Getting the good stuff also now requires earlier mornings. These days, Tomasiello prefers to pay pickers to wake up at the crack of dawn for estate sales and deliver furniture to his warehouse, rather than attend himself and risk coming up empty: “If you don’t show up at 4 a.m., 5 a.m. — the sale might not start till 9 or 10 — if you’re not waiting in line that early, you’re not going to get it.”

‘We’re just getting by’

As prices rise for sellers, they have to reckon with how much of the burden they’re willing to pass to consumers.

1830 Vintage, in D.C., opens only when co-owner Wendy Hauenstein and her husband have enough wares to sell, because it’s not their full-time gig. “We’re getting close to the point where we’re open less because we’re not able to find good-quality pieces at good auction prices,” she says. “We don’t want to be selling things for thousands of dollars.”
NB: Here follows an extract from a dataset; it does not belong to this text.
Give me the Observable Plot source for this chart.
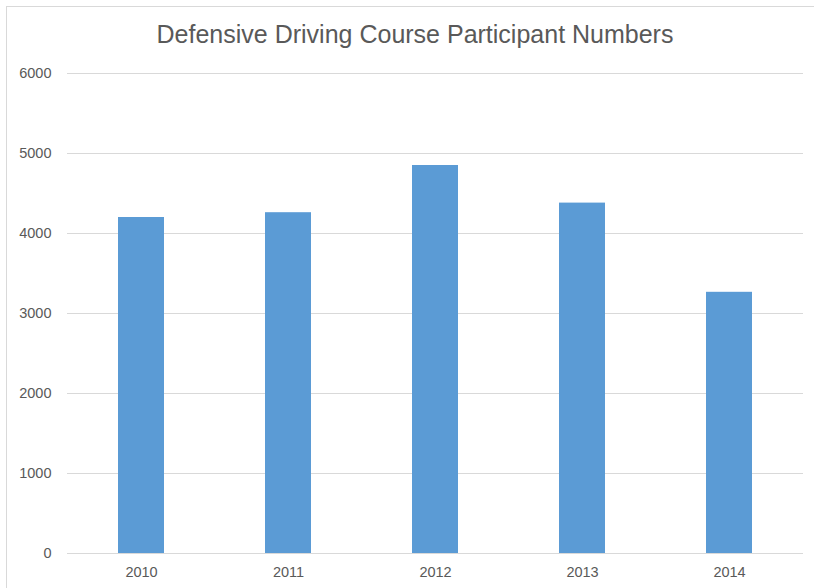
<!DOCTYPE html>
<html>
<head>
<meta charset="utf-8">
<script src="https://cdn.jsdelivr.net/npm/d3@7"></script>
<script src="https://cdn.jsdelivr.net/npm/@observablehq/plot@0.6"></script>
<style>
  html, body { margin: 0; padding: 0; background: #fff; }
  #wrap { position: relative; width: 814px; height: 588px; overflow: hidden; background: #fff; }
  #frame { position: absolute; left: 6px; top: 6px; right: -10px; bottom: -10px; border-top: 1.5px solid #d9d9d9; border-left: 1.5px solid #d9d9d9; pointer-events: none; }
  #title { height: 55px; margin: 0; box-sizing: border-box; text-align: center; font-family: "Liberation Sans", Arial, sans-serif; font-size: 25px; font-weight: normal; color: #595959; line-height: 68px; padding-left: 16px; }
  #chart svg { display: block; }
</style>
</head>
<body>
<div id="wrap">
  <div id="title">Defensive Driving Course Participant Numbers</div>
  <div id="chart"></div>
  <div id="frame"></div>
</div>
<script>
const years = ["2010", "2011", "2012", "2013", "2014"];
const participants = [4200, 4260, 4850, 4380, 3265];
const yTicks = [0, 1000, 2000, 3000, 4000, 5000, 6000];

const data = years.map((y, i) => ({year: y, value: participants[i]}));

const chart = Plot.plot({
  width: 814,
  height: 533,
  marginTop: 18,
  marginBottom: 35,
  marginLeft: 67,
  marginRight: 11,
  style: {fontFamily: "'Liberation Sans', Arial, sans-serif", fontSize: "14.5px", color: "#595959", background: "#fff"},
  x: {domain: years, paddingInner: 0.684, paddingOuter: 0.342, label: null, tickSize: 0, tickPadding: 13},
  y: {domain: [0, 6000], ticks: yTicks, label: null, tickSize: 0, tickPadding: 16, tickFormat: d => String(d)},
  marks: [
    Plot.gridY(yTicks, {stroke: "#d9d9d9", strokeOpacity: 1, strokeWidth: 1.2}),
    Plot.barY(data, {x: "year", y: "value", fill: "#5b9bd5"})
  ]
});
document.getElementById("chart").appendChild(chart);
</script>
</body>
</html>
Hauenstein compares the struggle to keep her prices reasonable while still covering her overhead to doing the limbo. “We’re just getting by with a really deep backbend, and it’s getting so that the stick is tighter and we’re not able to bend that far,” she says. “Maybe [we] do this one more year, but probably we won’t do it much after that.”
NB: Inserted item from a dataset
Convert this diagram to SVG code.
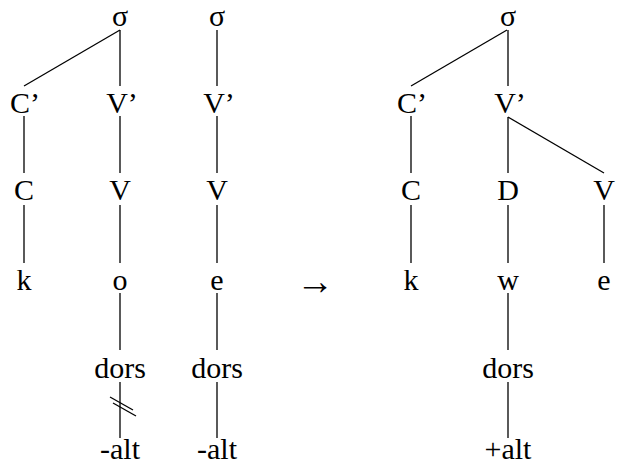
<svg xmlns="http://www.w3.org/2000/svg" width="617" height="465" viewBox="0 0 617 465">
<style>
text{font-family:'Liberation Serif','Times New Roman','DejaVu Serif',serif;font-size:30px;fill:#000;text-anchor:middle}
line{stroke:#000;stroke-width:1.3}
</style>
<rect width="617" height="465" fill="#fff"/>
<g id="connectors">
<line x1="120" y1="30" x2="24" y2="86"/>
<line x1="120" y1="30" x2="120" y2="86"/>
<line x1="24" y1="116" x2="24" y2="173"/>
<line x1="120" y1="116" x2="120" y2="173"/>
<line x1="24" y1="205" x2="24" y2="263"/>
<line x1="120" y1="205" x2="120" y2="263"/>
<line x1="120" y1="293" x2="120" y2="350"/>
<line x1="120" y1="382" x2="120" y2="438"/>
<line x1="110" y1="397" x2="133" y2="410"/>
<line x1="113" y1="403" x2="136" y2="416"/>
<line x1="217" y1="30" x2="217" y2="86"/>
<line x1="217" y1="116" x2="217" y2="173"/>
<line x1="217" y1="205" x2="217" y2="263"/>
<line x1="217" y1="293" x2="217" y2="350"/>
<line x1="217" y1="382" x2="217" y2="438"/>
<line x1="507" y1="30" x2="411" y2="86"/>
<line x1="508" y1="30" x2="508" y2="86"/>
<line x1="411" y1="116" x2="411" y2="173"/>
<line x1="508" y1="117" x2="508" y2="173"/>
<line x1="508" y1="117" x2="604" y2="173"/>
<line x1="411" y1="205" x2="411" y2="263"/>
<line x1="508" y1="205" x2="508" y2="263"/>
<line x1="604" y1="205" x2="604" y2="263"/>
<line x1="508" y1="293" x2="508" y2="350"/>
<line x1="508" y1="382" x2="508" y2="438"/>
</g>
<g id="l-sigma1"><text x="120" y="26">σ</text></g>
<g id="l-Cbar"><text x="25" y="113">C’</text></g>
<g id="l-Vbar1"><text x="122" y="113">V’</text></g>
<g id="l-C"><text x="24" y="200">C</text></g>
<g id="l-V1"><text x="120" y="200">V</text></g>
<g id="l-k"><text x="24" y="290">k</text></g>
<g id="l-o"><text x="120" y="290">o</text></g>
<g id="l-dors1"><text x="120" y="378">dors</text></g>
<g id="l-alt1"><text x="120" y="459">-alt</text></g>
<g id="l-sigma2"><text x="217" y="26">σ</text></g>
<g id="l-Vbar2"><text x="219" y="113">V’</text></g>
<g id="l-V2"><text x="217" y="200">V</text></g>
<g id="l-e"><text x="217" y="290">e</text></g>
<g id="l-dors2"><text x="217" y="378">dors</text></g>
<g id="l-alt2"><text x="217" y="459">-alt</text></g>
<g id="arrow"><text x="315" y="294" style="font-size:38px">→</text></g>
<g id="r-sigma"><text x="508" y="26">σ</text></g>
<g id="r-Cbar"><text x="412" y="113">C’</text></g>
<g id="r-Vbar"><text x="510" y="113">V’</text></g>
<g id="r-C"><text x="411" y="200">C</text></g>
<g id="r-D"><text x="508" y="200">D</text></g>
<g id="r-V"><text x="604" y="200">V</text></g>
<g id="r-k"><text x="411" y="290">k</text></g>
<g id="r-w"><text x="508" y="290">w</text></g>
<g id="r-e"><text x="604" y="290">e</text></g>
<g id="r-dors"><text x="508" y="378">dors</text></g>
<g id="r-alt"><text x="508" y="459">+alt</text></g>
</svg>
Pixie Windsor, owner of Miss Pixie’s, also in D.C., explains the delicate balance she has to strike between pricing items high enough to eke out a profit, and moving enough volume to free up valuable space in her store. “I don’t want this desk to be here for four weeks. I want this desk to be gone,” she says. “Do I want to price it at $195 and it’ll definitely be gone by Monday? Or do I want to price it at $250 and see if everybody realizes what a good deal they’re still getting?”

Still, she says that Instagram has been an asset, as much as an added complication. Yes, Insta-sellers are competitors, and unlike brick-and-mortar businesses, they often don’t have to deal with sales taxes, or overhead costs such as payroll. But social media is now a necessary tool for old-school sellers, too. “My employees were begging me, ‘Please do Instagram,’ ” says Windsor, who was at first hesitant then ultimately “shocked” by the business it brought in. “It really kind of saved the company.”
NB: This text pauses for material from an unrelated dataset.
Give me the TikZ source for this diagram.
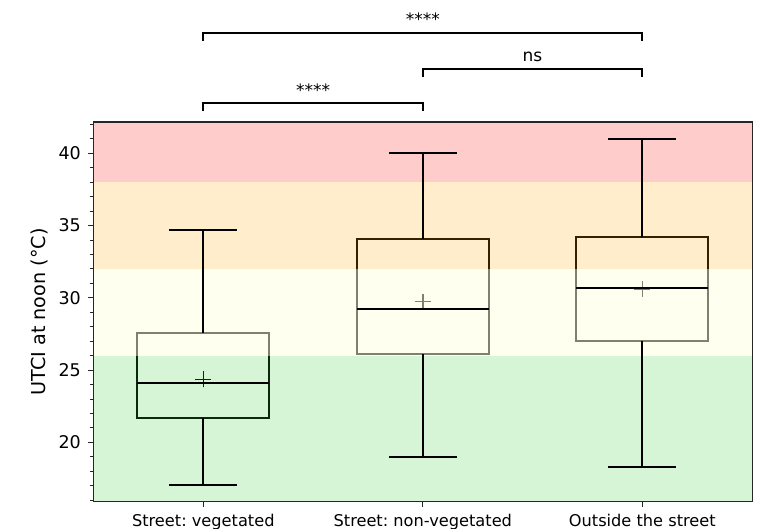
\documentclass[tikz,border=0pt]{standalone}
\usepackage{fontspec}
\setmainfont{DejaVu Sans}
\definecolor{bandred}{RGB}{255,0,0}
\definecolor{bandorange}{RGB}{255,165,0}
\definecolor{bandyellow}{RGB}{255,255,224}
\definecolor{bandgreen}{RGB}{50,205,50}
\frenchspacing
\begin{document}
\frenchspacing
\begin{tikzpicture}[x=1pt,y=1pt,
  boxline/.style={line width=2pt, black},
  whisk/.style={line width=2pt, black},
  medline/.style={line width=2pt, black},
  meanmark/.style={line width=1.4pt, black},
  spine/.style={line width=1.1pt, black!85},
  majtick/.style={line width=1.1pt, black!85},
  mintick/.style={line width=0.8pt, black!85},
  bracket/.style={line width=2pt, black},
  ytl/.style={anchor=east, inner sep=0pt, font=\fontsize{17.5}{20}\selectfont},
  xtl/.style={anchor=base, inner sep=0pt, font=\fontsize{16.2}{19}\selectfont},
  annot/.style={anchor=base, inner sep=0pt, font=\fontsize{17}{20}\selectfont}]
\useasboundingbox (0,0) rectangle (760,-529);
\begin{scope}[shift={(203.3,-731.3)}, x=219.5pt, y=14.45pt]
  % boxes (under the bands)
  \draw[boxline] (-0.3,21.7) rectangle (0.3,27.55);
  \draw[boxline] (0.7,26.09) rectangle (1.3,34.05);
  \draw[boxline] (1.7,27.0) rectangle (2.3,34.19);
  % mean markers
  \foreach \i/\m in {0/24.36, 1/29.73, 2/30.6}
    \draw[meanmark] (\i,\m) ++(-8pt,0) -- ++(16pt,0) (\i,\m) ++(0,-8pt) -- ++(0,16pt);
  % UTCI bands
  \fill[bandred, fill opacity=0.2] (-0.5,38) rectangle (2.5,42.166);
  \fill[bandorange, fill opacity=0.2] (-0.5,32) rectangle (2.5,38);
  \fill[bandyellow, fill opacity=0.5] (-0.5,26) rectangle (2.5,32);
  \fill[bandgreen, fill opacity=0.2] (-0.5,15.889) rectangle (2.5,26);
  % whiskers, caps, medians
  \foreach \i/\lo/\qa/\md/\qc/\hi in {0/17.05/21.7/24.1/27.55/34.69, 1/19.0/26.09/29.2/34.05/40.0, 2/18.27/27.0/30.66/34.19/41.0}{
    \draw[whisk] (\i,\qa) -- (\i,\lo);
    \draw[whisk] (\i,\qc) -- (\i,\hi);
    \draw[whisk] (\i-0.155,\lo) -- (\i+0.155,\lo);
    \draw[whisk] (\i-0.155,\hi) -- (\i+0.155,\hi);
    \draw[medline] (\i-0.3,\md) -- (\i+0.3,\md);
  }
  % spines
  \draw[spine] (-0.5,15.889) rectangle (2.5,42.166);
  % y ticks
  \foreach \v in {16,17,18,19,21,22,23,24,26,27,28,29,31,32,33,34,36,37,38,39,41,42}
    \draw[mintick] (-0.5,\v) -- ++(-3.2pt,0);
  \foreach \v in {20,25,30,35,40}{
    \draw[majtick] (-0.5,\v) -- ++(-5.5pt,0);
    \node[ytl, xshift=-12.5pt] (yt\v) at (-0.5,\v) {\v};
  }
  % x ticks
  \foreach \i in {0,1,2}
    \draw[majtick] (\i,15.889) -- ++(0,-5.5pt);
  \node[xtl, yshift=-24.3pt] (xl0) at (0,15.889) {Street: vegetated};
  \node[xtl, yshift=-24.3pt] (xl1) at (1,15.889) {Street: non-vegetated};
  \node[xtl, yshift=-24.3pt] (xl2) at (2,15.889) {Outside the street};
\end{scope}
% y label
\node[anchor=base, rotate=90, inner sep=0pt, font=\fontsize{19.2}{22}\selectfont] (ylab) at (45.5,-312) {UTCI at noon (°C)};
% significance brackets
\coordinate (a1) at (203.3,-111); \coordinate (a2) at (203.3,-102.7);
\coordinate (a3) at (422.8,-102.7); \coordinate (a4) at (422.8,-111);
\coordinate (b1) at (422.8,-77); \coordinate (b2) at (422.8,-69);
\coordinate (b3) at (642.3,-69); \coordinate (b4) at (642.3,-77);
\coordinate (c1) at (203.3,-41); \coordinate (c2) at (203.3,-33);
\coordinate (c3) at (642.3,-33); \coordinate (c4) at (642.3,-41);
\draw[bracket] (a1) -- (a2) -- (a3) -- (a4);
\draw[bracket] (b1) -- (b2) -- (b3) -- (b4);
\draw[bracket] (c1) -- (c2) -- (c3) -- (c4);
\node[annot] (s1) at (313,-96.5) {****};
\node[annot] (s2) at (532.5,-61.3) {ns};
\node[annot] (s3) at (422.8,-25.5) {****};
\end{tikzpicture}
\end{document}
Others are rebalancing how they split their time between their physical and online stores. Wishbone Reserve, a vintage shop in Baltimore, has cut back on in-person hours because at least half its sales now happen digitally. It’s open only Friday through Sunday, and co-owners Athena Hoffberger and Julie Lilienfeld spend the rest of the week seeking out inventory and working on their website. “People can come in if they want to see the shop and experience it,” says Lilienfeld. “But our websites are always open.”